>> START

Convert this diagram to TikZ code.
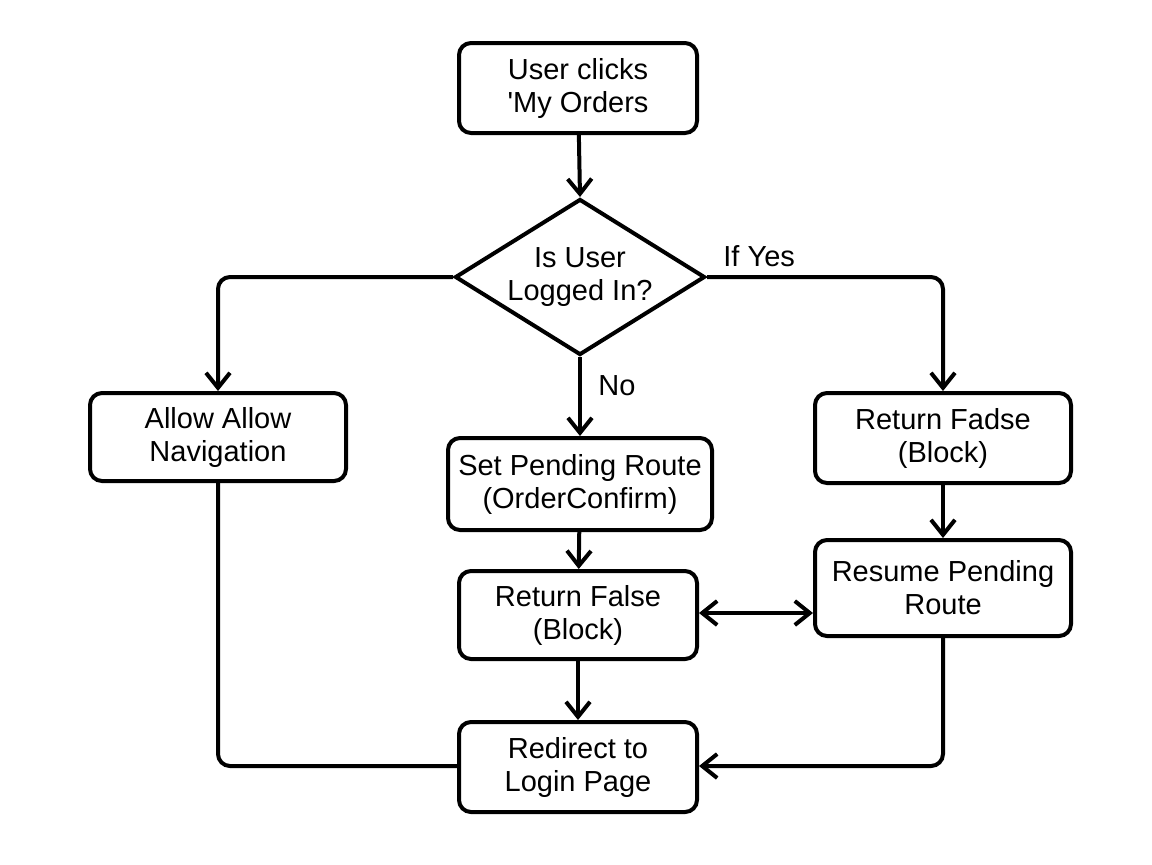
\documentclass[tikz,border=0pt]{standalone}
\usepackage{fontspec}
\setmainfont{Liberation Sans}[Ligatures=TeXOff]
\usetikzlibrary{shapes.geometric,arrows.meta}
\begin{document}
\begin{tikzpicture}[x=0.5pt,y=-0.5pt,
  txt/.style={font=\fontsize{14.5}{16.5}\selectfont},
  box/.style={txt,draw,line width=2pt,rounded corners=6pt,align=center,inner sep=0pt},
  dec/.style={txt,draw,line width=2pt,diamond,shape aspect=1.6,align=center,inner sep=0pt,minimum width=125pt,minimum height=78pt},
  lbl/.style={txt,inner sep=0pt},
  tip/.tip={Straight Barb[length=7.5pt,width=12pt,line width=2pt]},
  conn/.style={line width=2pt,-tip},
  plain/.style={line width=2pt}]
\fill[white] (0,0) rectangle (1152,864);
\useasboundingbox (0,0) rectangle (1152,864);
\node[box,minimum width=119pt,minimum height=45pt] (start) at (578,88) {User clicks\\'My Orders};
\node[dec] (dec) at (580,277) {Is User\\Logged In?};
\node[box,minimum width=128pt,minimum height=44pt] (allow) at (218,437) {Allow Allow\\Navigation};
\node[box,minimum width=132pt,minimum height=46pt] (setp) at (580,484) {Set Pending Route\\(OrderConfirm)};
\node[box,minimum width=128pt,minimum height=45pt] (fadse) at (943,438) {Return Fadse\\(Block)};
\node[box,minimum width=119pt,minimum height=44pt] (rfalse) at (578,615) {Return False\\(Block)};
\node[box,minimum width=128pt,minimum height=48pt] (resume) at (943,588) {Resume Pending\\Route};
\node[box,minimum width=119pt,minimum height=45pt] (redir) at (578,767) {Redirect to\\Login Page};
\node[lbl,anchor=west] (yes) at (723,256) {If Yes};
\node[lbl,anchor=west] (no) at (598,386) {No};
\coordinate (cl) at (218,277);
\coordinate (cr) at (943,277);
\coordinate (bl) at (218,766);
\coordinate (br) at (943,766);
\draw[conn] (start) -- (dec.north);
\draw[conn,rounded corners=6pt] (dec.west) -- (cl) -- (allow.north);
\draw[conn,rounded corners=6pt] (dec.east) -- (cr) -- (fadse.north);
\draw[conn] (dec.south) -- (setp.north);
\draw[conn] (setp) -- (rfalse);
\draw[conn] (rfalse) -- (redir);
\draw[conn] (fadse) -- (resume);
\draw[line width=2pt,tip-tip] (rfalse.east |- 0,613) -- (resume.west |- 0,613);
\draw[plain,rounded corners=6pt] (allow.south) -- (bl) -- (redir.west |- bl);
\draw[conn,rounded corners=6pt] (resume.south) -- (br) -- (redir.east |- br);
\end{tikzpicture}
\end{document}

>> END

§ What is being asked: Pictures are to be left out; repeat all the remaining data exactly.

§ Exercise output:
Convert this diagram to TikZ code.
\documentclass[tikz,border=0pt]{standalone}
\usepackage{fontspec}
\setmainfont{Liberation Sans}[Ligatures=TeXOff]
\usetikzlibrary{shapes.geometric,arrows.meta}
\begin{document}
\begin{tikzpicture}[x=0.5pt,y=-0.5pt,
  txt/.style={font=\fontsize{14.5}{16.5}\selectfont},
  box/.style={txt,draw,line width=2pt,rounded corners=6pt,align=center,inner sep=0pt},
  dec/.style={txt,draw,line width=2pt,diamond,shape aspect=1.6,align=center,inner sep=0pt,minimum width=125pt,minimum height=78pt},
  lbl/.style={txt,inner sep=0pt},
  tip/.tip={Straight Barb[length=7.5pt,width=12pt,line width=2pt]},
  conn/.style={line width=2pt,-tip},
  plain/.style={line width=2pt}]
\fill[white] (0,0) rectangle (1152,864);
\useasboundingbox (0,0) rectangle (1152,864);
\node[box,minimum width=119pt,minimum height=45pt] (start) at (578,88) {User clicks\\'My Orders};
\node[dec] (dec) at (580,277) {Is User\\Logged In?};
\node[box,minimum width=128pt,minimum height=44pt] (allow) at (218,437) {Allow Allow\\Navigation};
\node[box,minimum width=132pt,minimum height=46pt] (setp) at (580,484) {Set Pending Route\\(OrderConfirm)};
\node[box,minimum width=128pt,minimum height=45pt] (fadse) at (943,438) {Return Fadse\\(Block)};
\node[box,minimum width=119pt,minimum height=44pt] (rfalse) at (578,615) {Return False\\(Block)};
\node[box,minimum width=128pt,minimum height=48pt] (resume) at (943,588) {Resume Pending\\Route};
\node[box,minimum width=119pt,minimum height=45pt] (redir) at (578,767) {Redirect to\\Login Page};
\node[lbl,anchor=west] (yes) at (723,256) {If Yes};
\node[lbl,anchor=west] (no) at (598,386) {No};
\coordinate (cl) at (218,277);
\coordinate (cr) at (943,277);
\coordinate (bl) at (218,766);
\coordinate (br) at (943,766);
\draw[conn] (start) -- (dec.north);
\draw[conn,rounded corners=6pt] (dec.west) -- (cl) -- (allow.north);
\draw[conn,rounded corners=6pt] (dec.east) -- (cr) -- (fadse.north);
\draw[conn] (dec.south) -- (setp.north);
\draw[conn] (setp) -- (rfalse);
\draw[conn] (rfalse) -- (redir);
\draw[conn] (fadse) -- (resume);
\draw[line width=2pt,tip-tip] (rfalse.east |- 0,613) -- (resume.west |- 0,613);
\draw[plain,rounded corners=6pt] (allow.south) -- (bl) -- (redir.west |- bl);
\draw[conn,rounded corners=6pt] (resume.south) -- (br) -- (redir.east |- br);
\end{tikzpicture}
\end{document}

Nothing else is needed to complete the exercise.